__EXERCISE PROMPT__
From the listing that follows, output everything exactly except the pictures.

__INFORMATION SHOWN__
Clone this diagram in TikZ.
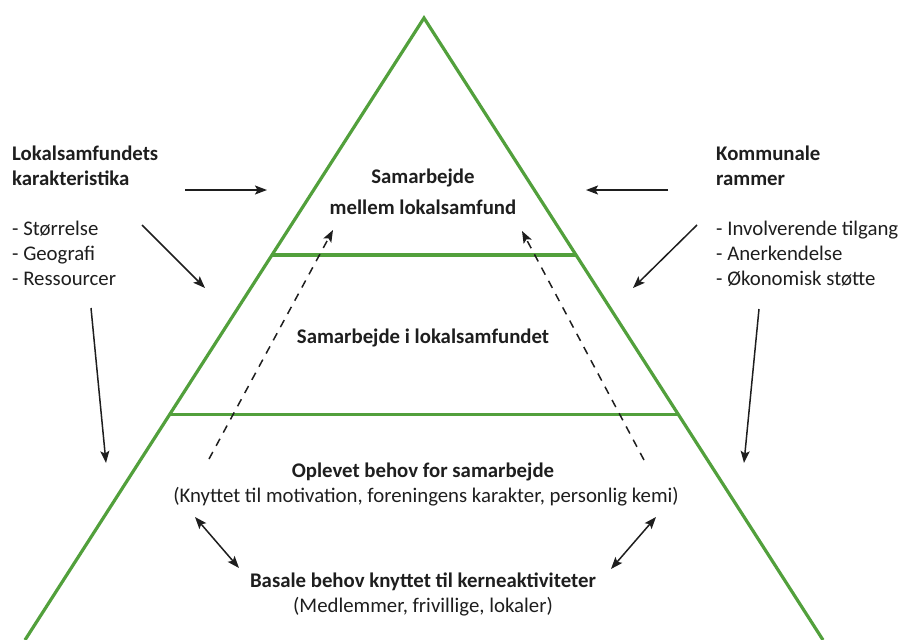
\documentclass[tikz,border=0pt]{standalone}
\usepackage{fontspec}
\setmainfont{Carlito}
\usetikzlibrary{arrows.meta,calc}
\definecolor{pgreen}{RGB}{82,160,60}
\definecolor{ink}{RGB}{30,30,30}
\tikzset{
  tip/.tip={Stealth[length=12pt,width=9pt,inset=2.5pt]},
  tri/.style={draw=pgreen, line width=3.2pt, line join=miter},
  band/.style={draw=pgreen, line width=3.2pt},
  arr/.style={draw=ink, line width=1.5pt, -tip},
  darr/.style={draw=ink, line width=1.5pt, tip-tip},
  dasharr/.style={draw=ink, line width=1.5pt, dash pattern=on 8pt off 7pt, -tip},
  txt/.style={text=ink, font=\fontsize{20.8}{25}\selectfont, inner sep=0pt, anchor=base},
  btxt/.style={txt, font=\fontsize{20.8}{25}\selectfont\bfseries},
  side/.style={text=ink, font=\fontsize{20.8}{25}\selectfont, inner sep=0pt, anchor=base west, align=left},
  bside/.style={side, font=\fontsize{20.8}{25}\selectfont\bfseries},
}
\begin{document}
\begin{tikzpicture}[x=1pt,y=-1pt]
\useasboundingbox (0,0) rectangle (903,640);
\clip (0,0) rectangle (903,640);
% pyramid
\coordinate (apex) at (424,18);
\coordinate (bl) at (25,640);
\coordinate (br) at (823,640);
\draw[tri] (bl) -- (apex) -- (br);
\coordinate (l1) at ($(apex)!0.381!(bl)$);
\coordinate (r1) at ($(apex)!0.381!(br)$);
\coordinate (l2) at ($(apex)!0.638!(bl)$);
\coordinate (r2) at ($(apex)!0.638!(br)$);
\draw[band] (l1) -- (r1);
\draw[band] (l2) -- (r2);
% center texts
\node[btxt] (t1a) at (423,183) {Samarbejde};
\node[btxt] (t1b) at (423,214) {mellem lokalsamfund};
\node[btxt] (t2) at (423,343) {Samarbejde i lokalsamfundet};
\node[btxt] (t3a) at (423,477) {Oplevet behov for samarbejde};
\node[txt] (t3b) at (426,502) {(Knyttet til motivation, foreningens karakter, personlig kemi)};
\node[btxt] (t4a) at (423,587) {Basale behov knyttet til kerneaktiviteter};
\node[txt] (t4b) at (423,612) {(Medlemmer, frivillige, lokaler)};
% left side texts
\node[bside] (lh1) at (12,160) {Lokalsamfundets};
\node[bside] (lh2) at (12,185) {karakteristika};
\node[side] (li1) at (12,235) {- Størrelse};
\node[side] (li2) at (12,260) {- Geografi};
\node[side] (li3) at (12,285) {- Ressourcer};
% right side texts
\node[bside] (rh1) at (716,160) {Kommunale};
\node[bside] (rh2) at (716,185) {rammer};
\node[side] (ri1) at (716,235) {- Involverende tilgang};
\node[side] (ri2) at (716,260) {- Anerkendelse};
\node[side] (ri3) at (716,285) {- Økonomisk støtte};
% arrow coordinates
\coordinate (lha) at (185,190); \coordinate (lhb) at (267,190);
\coordinate (lda) at (142,225); \coordinate (ldb) at (205,288);
\coordinate (lva) at (91,308);  \coordinate (lvb) at (106,463);
\coordinate (rha) at (668,190); \coordinate (rhb) at (586,190);
\coordinate (rda) at (697,225); \coordinate (rdb) at (633,288);
\coordinate (rva) at (759,309); \coordinate (rvb) at (744,463);
\coordinate (dla) at (209,459); \coordinate (dlb) at (333,230);
\coordinate (dra) at (644,460); \coordinate (drb) at (522,231);
\coordinate (bla) at (195,517); \coordinate (blb) at (239,568);
\coordinate (bra) at (656,517); \coordinate (brb) at (611,569);
\draw[arr] (lha) -- (lhb);
\draw[arr] (lda) -- (ldb);
\draw[arr] (lva) -- (lvb);
\draw[arr] (rha) -- (rhb);
\draw[arr] (rda) -- (rdb);
\draw[arr] (rva) -- (rvb);
\draw[dasharr] (dla) -- (dlb);
\draw[dasharr] (dra) -- (drb);
\draw[darr] (bla) -- (blb);
\draw[darr] (bra) -- (brb);
\end{tikzpicture}
\end{document}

__ANSWER IN FULL__
Clone this diagram in TikZ.
\documentclass[tikz,border=0pt]{standalone}
\usepackage{fontspec}
\setmainfont{Carlito}
\usetikzlibrary{arrows.meta,calc}
\definecolor{pgreen}{RGB}{82,160,60}
\definecolor{ink}{RGB}{30,30,30}
\tikzset{
  tip/.tip={Stealth[length=12pt,width=9pt,inset=2.5pt]},
  tri/.style={draw=pgreen, line width=3.2pt, line join=miter},
  band/.style={draw=pgreen, line width=3.2pt},
  arr/.style={draw=ink, line width=1.5pt, -tip},
  darr/.style={draw=ink, line width=1.5pt, tip-tip},
  dasharr/.style={draw=ink, line width=1.5pt, dash pattern=on 8pt off 7pt, -tip},
  txt/.style={text=ink, font=\fontsize{20.8}{25}\selectfont, inner sep=0pt, anchor=base},
  btxt/.style={txt, font=\fontsize{20.8}{25}\selectfont\bfseries},
  side/.style={text=ink, font=\fontsize{20.8}{25}\selectfont, inner sep=0pt, anchor=base west, align=left},
  bside/.style={side, font=\fontsize{20.8}{25}\selectfont\bfseries},
}
\begin{document}
\begin{tikzpicture}[x=1pt,y=-1pt]
\useasboundingbox (0,0) rectangle (903,640);
\clip (0,0) rectangle (903,640);
% pyramid
\coordinate (apex) at (424,18);
\coordinate (bl) at (25,640);
\coordinate (br) at (823,640);
\draw[tri] (bl) -- (apex) -- (br);
\coordinate (l1) at ($(apex)!0.381!(bl)$);
\coordinate (r1) at ($(apex)!0.381!(br)$);
\coordinate (l2) at ($(apex)!0.638!(bl)$);
\coordinate (r2) at ($(apex)!0.638!(br)$);
\draw[band] (l1) -- (r1);
\draw[band] (l2) -- (r2);
% center texts
\node[btxt] (t1a) at (423,183) {Samarbejde};
\node[btxt] (t1b) at (423,214) {mellem lokalsamfund};
\node[btxt] (t2) at (423,343) {Samarbejde i lokalsamfundet};
\node[btxt] (t3a) at (423,477) {Oplevet behov for samarbejde};
\node[txt] (t3b) at (426,502) {(Knyttet til motivation, foreningens karakter, personlig kemi)};
\node[btxt] (t4a) at (423,587) {Basale behov knyttet til kerneaktiviteter};
\node[txt] (t4b) at (423,612) {(Medlemmer, frivillige, lokaler)};
% left side texts
\node[bside] (lh1) at (12,160) {Lokalsamfundets};
\node[bside] (lh2) at (12,185) {karakteristika};
\node[side] (li1) at (12,235) {- Størrelse};
\node[side] (li2) at (12,260) {- Geografi};
\node[side] (li3) at (12,285) {- Ressourcer};
% right side texts
\node[bside] (rh1) at (716,160) {Kommunale};
\node[bside] (rh2) at (716,185) {rammer};
\node[side] (ri1) at (716,235) {- Involverende tilgang};
\node[side] (ri2) at (716,260) {- Anerkendelse};
\node[side] (ri3) at (716,285) {- Økonomisk støtte};
% arrow coordinates
\coordinate (lha) at (185,190); \coordinate (lhb) at (267,190);
\coordinate (lda) at (142,225); \coordinate (ldb) at (205,288);
\coordinate (lva) at (91,308);  \coordinate (lvb) at (106,463);
\coordinate (rha) at (668,190); \coordinate (rhb) at (586,190);
\coordinate (rda) at (697,225); \coordinate (rdb) at (633,288);
\coordinate (rva) at (759,309); \coordinate (rvb) at (744,463);
\coordinate (dla) at (209,459); \coordinate (dlb) at (333,230);
\coordinate (dra) at (644,460); \coordinate (drb) at (522,231);
\coordinate (bla) at (195,517); \coordinate (blb) at (239,568);
\coordinate (bra) at (656,517); \coordinate (brb) at (611,569);
\draw[arr] (lha) -- (lhb);
\draw[arr] (lda) -- (ldb);
\draw[arr] (lva) -- (lvb);
\draw[arr] (rha) -- (rhb);
\draw[arr] (rda) -- (rdb);
\draw[arr] (rva) -- (rvb);
\draw[dasharr] (dla) -- (dlb);
\draw[dasharr] (dra) -- (drb);
\draw[darr] (bla) -- (blb);
\draw[darr] (bra) -- (brb);
\end{tikzpicture}
\end{document}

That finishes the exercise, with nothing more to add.